Appealing the Taylor Conviction
Interestingly, while Taylor was not convicted of the underlying crime his firearm charge, 924(c), was based on, which was an attempted Hobbs Act robbery, he still faced the conviction for firearm charges as they were predicated on the charges he faced for attempted robbery. However, based on the reasoning from the 4th circuit court using the categorical approach, the underlying crime does not necessitate violence. This is all in spite of the fact that Taylor’s case did involve violence, as the categorical approach requires not considering the facts of the specific case.
Taylor still remains convicted of conspiracy to commit Hobbs Act robbery, but the court made the decision to vacate his 924(c) conviction and place Taylor back in custody for a re-sentencing.
Going Forward – Why This Matters
This ruling was a departure from other district circuits, who still ruled that attempted Hobbs Act robbery was a “crime of violence”. The 4th circuit court noted that their sister courts were not applying the categorical approach to reach these conclusions, as they have been directed by the Supreme Court, but have been following rules of their own. In essence, the 4th circuit ruled that an attempt to commit a crime of violence does not need to involve the attempted use of physical force, as an attempt to threaten to use force does not constitute an attempt to use force.
Right now, Taylor had won his appeal case, but now he is in limbo waiting to see if the federal prosecutors will challenge the 4th circuit’s decision in the Supreme Court.

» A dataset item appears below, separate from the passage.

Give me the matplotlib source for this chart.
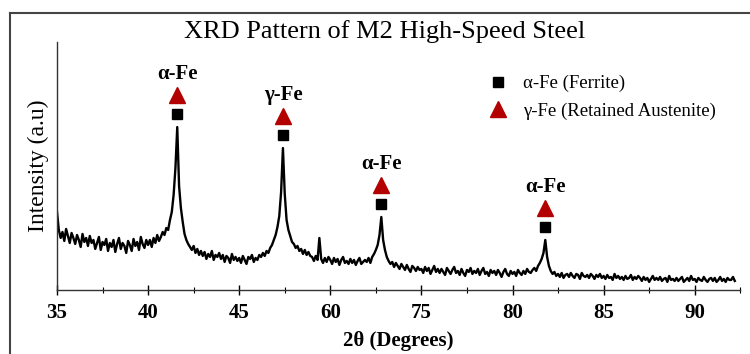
import numpy as np
import matplotlib
matplotlib.use("Agg")
import matplotlib.pyplot as plt
from matplotlib.lines import Line2D

plt.rcParams['font.family'] = ['Liberation Serif', 'DejaVu Serif']

# scan grid (axis position, 0.1 step) and intensity
two_theta = np.round(np.arange(35.0, 72.25, 0.1), 1)
intensity = [
    78, 60, 52, 58, 49, 61, 54, 47, 57, 52,
    46, 55, 50, 43, 56, 48, 52, 44, 54, 47,
    50, 41, 47, 53, 40, 48, 45, 51, 39, 47,
    43, 50, 38, 46, 52, 41, 47, 44, 37, 49,
    45, 39, 51, 44, 48, 40, 53, 46, 42, 50,
    45, 50, 43, 52, 47, 55, 49, 53, 58, 55,
    62, 60, 70, 78, 95, 122, 163, 104, 82, 68,
    56, 50, 46, 43, 40, 44, 37, 41, 35, 39,
    34, 38, 31, 36, 33, 39, 30, 35, 33, 37,
    31, 35, 28, 34, 32, 27, 36, 30, 33, 29,
    32, 27, 34, 30, 26, 33, 31, 35, 28, 32,
    30, 35, 33, 37, 34, 39, 37, 42, 45, 50,
    55, 63, 74, 98, 142, 96, 70, 60, 54, 48,
    46, 42, 44, 39, 41, 36, 40, 35, 38, 34,
    33, 29, 34, 30, 52, 31, 27, 32, 28, 33,
    30, 26, 32, 28, 31, 25, 30, 33, 27, 29,
    26, 31, 27, 30, 25, 29, 32, 26, 28, 30,
    28, 32, 27, 33, 36, 40, 45, 55, 73, 50,
    40, 33, 29, 26, 28, 23, 27, 24, 21, 26,
    23, 20, 25, 21, 18, 24, 22, 19, 23, 20,
    21, 17, 23, 19, 22, 16, 20, 24, 18, 21,
    17, 21, 18, 15, 22, 19, 16, 20, 23, 17,
    19, 15, 21, 17, 14, 20, 18, 22, 16, 19,
    17, 21, 15, 19, 22, 16, 18, 14, 20, 17,
    19, 15, 20, 17, 13, 18, 21, 16, 14, 19,
    16, 18, 14, 20, 17, 15, 19, 16, 21, 18,
    17, 20, 22, 19, 24, 27, 31, 37, 50, 33,
    24, 19, 16, 18, 14, 16, 13, 17, 12, 15,
    16, 13, 17, 14, 12, 16, 15, 11, 17, 14,
    13, 15, 12, 16, 14, 11, 15, 13, 16, 12,
    14, 11, 15, 12, 13, 10, 16, 12, 14, 11,
    13, 10, 14, 11, 12, 15, 10, 13, 11, 14,
    12, 9, 13, 10, 12, 8, 11, 14, 10, 12,
    10, 13, 9, 11, 12, 8, 14, 10, 11, 9,
    12, 9, 11, 13, 8, 10, 12, 9, 14, 10,
    11, 8, 12, 10, 9, 13, 10, 8, 11, 12,
    9, 12, 8, 10, 13, 9, 11, 8, 12, 10,
    10, 13, 9,
]

# identified peaks
peak_pos = [41.6, 47.4, 52.8, 61.8]
peak_height = [163, 142, 73, 50]
peak_names = ['α-Fe', 'γ-Fe', 'α-Fe', 'α-Fe']

tick_pos = [35, 40, 45, 50, 55, 60, 65, 70]
tick_labels = ['35', '40', '45', '60', '75', '80', '85', '90']

fig = plt.figure(figsize=(7.5, 3.54), dpi=100)
ax = fig.add_axes([0.076, 0.181, 0.911, 0.700])

ax.plot(two_theta, intensity, color='black', lw=1.7)

# markers over the peaks
ph = np.array(peak_height)
ax.plot(peak_pos, ph + 13, 's', color='black', ms=7, ls='none',
        label='α-Fe (Ferrite)')
ax.plot(peak_pos, ph + 32, '^', color='#b30000', ms=11, ls='none',
        label='γ-Fe (Retained Austenite)')
for p, h, n in zip(peak_pos, ph, peak_names):
    ax.annotate(n, (p, h + 32), xytext=(0, 8), textcoords='offset points',
                ha='center', va='bottom', fontsize=15, fontweight='bold')

ax.set_xlim(35, 72.5)
ax.set_ylim(0, 248)
ax.set_xticks(tick_pos)
ax.set_xticklabels(tick_labels, fontsize=15, fontweight='bold')
ax.set_xticks(np.arange(37.5, 73, 5), minor=True)
ax.tick_params(axis='x', which='major', direction='inout', length=7, width=1, pad=6)
ax.tick_params(axis='x', which='minor', direction='inout', length=4, width=0.8)
ax.set_yticks([])
for s in ['top', 'right']:
    ax.spines[s].set_visible(False)
for s in ['left', 'bottom']:
    ax.spines[s].set_linewidth(1.0)
    ax.spines[s].set_color('#333333')

ax.set_xlabel('2θ (Degrees)', fontsize=15, fontweight='bold', labelpad=6)
ax.set_ylabel('Intensity (a.u)', fontsize=17, labelpad=6)

ax.legend(loc='upper left', bbox_to_anchor=(0.605, 0.935), frameon=False,
          fontsize=13.5, handletextpad=0.7, labelspacing=0.55, handlelength=1.2)

fig.suptitle('XRD Pattern of M2 High-Speed Steel', x=0.513, y=0.91,
             fontsize=19, va='center')

# outer frame
fig.add_artist(Line2D([0.013, 1.0], [0.963, 0.963], color='#444444', lw=1.5))
fig.add_artist(Line2D([0.013, 0.013], [0.0, 0.963], color='#444444', lw=1.5))

fig.savefig('out.png', dpi=100)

If that happens, whatever the Supreme Court decides will have a huge impact on anybody charged with similar crimes.
Here at Tarlton | Polk, we will be watching this case closely to see where it goes and what it could mean for our clients. We believe it is our duty as defense attorneys to stay as up-to-date as possible on the cases that could change the shape of our law and the outcomes for the people we represent. We will be sure to provide you with updates as this case develops.